For this generation of managers born between 1961 and 1972, perhaps the biggest change has occurred regarding their responses to the two global crises and their outcomes. While many consider this generation to be “too precise”, who find it difficult to divert from well-trodden paths, it should not be forgotten that they are constantly evolving as an Expert-oriented generation. Thus, even if the first crisis response was not effective, learning from their mistakes has led to success for many of them.
Before the crisis
After 2008, many people pushed aside this generation, saying they were not proactive enough, that the generational effects they experienced made them inactive, cautious, and measured. And these claims hold true.

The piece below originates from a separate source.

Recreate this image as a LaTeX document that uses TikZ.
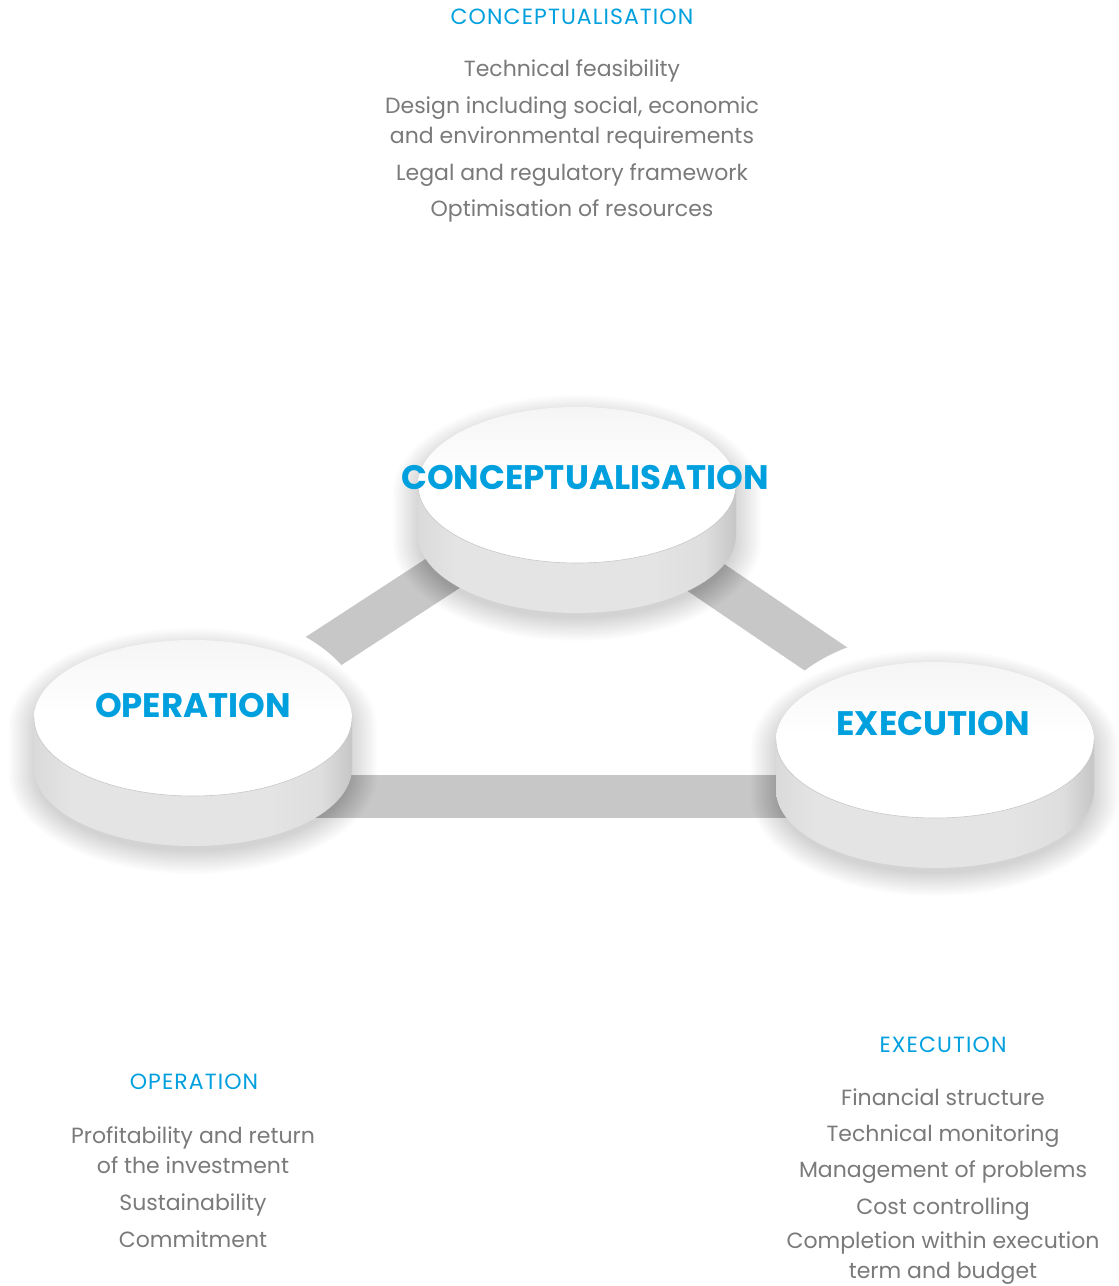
\documentclass[tikz,border=0pt]{standalone}
\usepackage{fontspec}
\setmainfont{Poppins}
\definecolor{titleblue}{RGB}{0,160,222}
\definecolor{txtgray}{RGB}{122,122,122}
\definecolor{barcol}{RGB}{198,199,198}
\definecolor{sideA}{RGB}{218,218,218}
\definecolor{sideB}{RGB}{228,228,228}
\definecolor{sideC}{RGB}{222,222,222}
\definecolor{sideD}{RGB}{198,198,198}
\definecolor{faceTop}{RGB}{245,245,245}
\definecolor{rimline}{RGB}{200,200,200}
\pgfdeclarehorizontalshading{sidewall}{100bp}{color(0bp)=(sideA); color(25bp)=(sideA); color(31bp)=(sideB); color(62bp)=(sideB); color(70bp)=(sideC); color(75bp)=(sideD); color(100bp)=(sideD)}
\pgfdeclareverticalshading{topface}{100bp}{color(0bp)=(white); color(25bp)=(white); color(52bp)=(white); color(75bp)=(faceTop); color(100bp)=(faceTop)}
\newcommand\diskoutline[5]{(#1+#3,#2) arc[start angle=0,end angle=-180,x radius=#3,y radius=#4] -- ++(0,#5) arc[start angle=180,end angle=0,x radius=#3,y radius=#4] -- cycle}
\newcommand\diskhalo[2]{\fill[white] (#1,#2) ellipse[x radius=170,y radius=108];}
\newcommand\drawdisk[2]{%
  \foreach \k in {1,...,22}{\fill[black,opacity=0.0065] \diskoutline{#1}{#2+10}{156+1.3*\k}{76+1.1*\k}{46};}
  \shade[shading=sidewall] \diskoutline{#1}{#2}{159}{78}{50};
  \shade[shading=topface] (#1,#2) ellipse[x radius=159,y radius=78];
  \draw[rimline,line width=0.6pt] (#1+159,#2) arc[start angle=0,end angle=180,x radius=159,y radius=78];
}
\tikzset{
  bar/.style={draw=barcol,line width=43pt,line cap=butt},
  disktitle/.style={anchor=base,inner sep=0pt,text=titleblue,font=\fontsize{34}{34}\selectfont\bfseries},
  head/.style={anchor=base,inner sep=0pt,text=titleblue,font=\fontsize{22}{22}\selectfont\addfontfeature{LetterSpace=5}},
  item/.style={anchor=base,inner sep=0pt,text=txtgray,align=center,font=\fontsize{22}{30}\selectfont},
}
\begin{document}
\begin{tikzpicture}[x=1pt,y=-1pt]
\useasboundingbox (0,0) rectangle (1119,1286);
\fill[white] (0,0) rectangle (1119,1286);
% anchor points of the connectors
\coordinate (oA) at (193,736);
\coordinate (cA) at (577,486);
\coordinate (cB) at (577,490);
\coordinate (eA) at (935,733);
\coordinate (oB) at (193,796);
\coordinate (eB) at (935,796);
% diagonal connectors
\draw[bar] (oA) -- (cA);
\draw[bar] (cB) -- (eA);
% white halos that cut the connector ends
\diskhalo{193}{718}
\diskhalo{935}{740}
% bottom connector
\draw[bar] (oB) -- (eB);
% disks
\drawdisk{577}{485}
\drawdisk{193}{718}
\drawdisk{935}{740}
\node[disktitle] (ctitle) at (585,489) {CONCEPTUALISATION};
\node[disktitle] (otitle) at (193,717) {OPERATION};
\node[disktitle] (etitle) at (933,735) {EXECUTION};
% top text block
\node[head] (chead) at (572,24) {CONCEPTUALISATION};
\node[item] (c1) at (572,76) {Technical feasibility};
\node[item] (c2) at (572,143) {Design including social, economic\\and environmental requirements};
\node[item] (c3) at (572,180) {Legal and regulatory framework};
\node[item] (c4) at (572,216) {Optimisation of resources};
% operation block
\node[head] (ohead) at (194,1089) {OPERATION};
\node[item] (o1) at (193,1173) {Profitability and return\\of the investment};
\node[item] (o2) at (193,1210) {Sustainability};
\node[item] (o3) at (193,1247) {Commitment};
% execution block
\node[head] (ehead) at (943,1052) {EXECUTION};
\node[item] (e1) at (943,1105) {Financial structure};
\node[item] (e2) at (943,1141) {Technical monitoring};
\node[item] (e3) at (943,1177) {Management of problems};
\node[item] (e4) at (943,1214) {Cost controlling};
\node[item] (e5) at (943,1278) {Completion within execution\\term and budget};
\end{tikzpicture}
\end{document}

Indeed, it can be said that this generation, learning from the mistakes of the generation above them, devoted a great deal of energy and time to crafting their careers, not in a self-taught manner, but armed with real technical knowledge. It is no coincidence that many very easily became the leaders of large multinationals, which generally require degrees and accompanying qualifications. This is the source of the most valid critique towards this generation: they really like to stick to what they have learned or already experienced and have a hard time forging new paths. They didn’t really need to before the Great Recession, so they were able to build their careers in calm conditions. Then the crisis changed everything around them because they got into situations they hadn’t learned about and hadn’t experienced before. And because this generation tends to aim for perfect answers to challenges, and before executing those answers perfectly, they stopped, and many froze in the new situation. However, it was this generation that asked for the least help because they turned to real inactivity. Thus, most businesses that failed after the 2008 crisis can be linked to this generation. This was typical in the international corporate management world, as most managerial changes hit this generation. They were no longer able to meet the challenges as well as they could in the pre-crisis period, and their pursuit of perfection prevented them from switching quickly. Moreover, unlike the previous generation, it was not typical for them to see their company as their child, or to be emotionally attached to their position. What’s more, there’s the much more proactive and successful next generation banging on the door behind them, so they felt great pressure, and some were consumed by it. On the other hand, they could and wanted to work, and they always believed in the awareness of the work, in its quantity. So even if they emerged a little “battered”, those who survived the crisis or were able to improve and have learned a lot over the last 12 years.
After the crisis
This growth has been of great use since the beginning of the pandemic. While in 2008, they were taking a wait-and-see approach and discussing all the principles that would be re-arranged, in 2020, they knew almost immediately that they needed to move on. They did not make the same mistake and asked for support immediately. They brought in help either from within their own company or from outside. Most companies governed by the Precisionists, for example, use consulting assistance in significant quantities to this day. They know that a new strategy needs to be built so that when the market changes, they can adjust before the time for reacting passes. In 2008, they were often stubbornly disapproving, but now they are absolute partners in preparing for and planning for change. Plus, they have a network of relationships. Those who did not fail after the 2008 crisis were able to become real idols. And this generation is now smart enough not to give up its position due to ego issues. Many people in business development circles believe that this generation could be the biggest winner of the current crisis because they are the ones who will be able to work together to build a new future regardless of generational resentment. They have learned that the dynamism and strategic vision of the next generation is necessary for success, and they can appreciate even the youngest generations of managers. The big challenge for them will be to do it all by accepting themselves. This is because many in this generation like to play a role as overly serious. This has been necessary, even for decades, but now comes the time when their willingness to learn, their continuous development, their often-maximalist expectations are paying off. That is, they have to assume that there will be someone who doesn’t like it, but that is a problem for their competitors!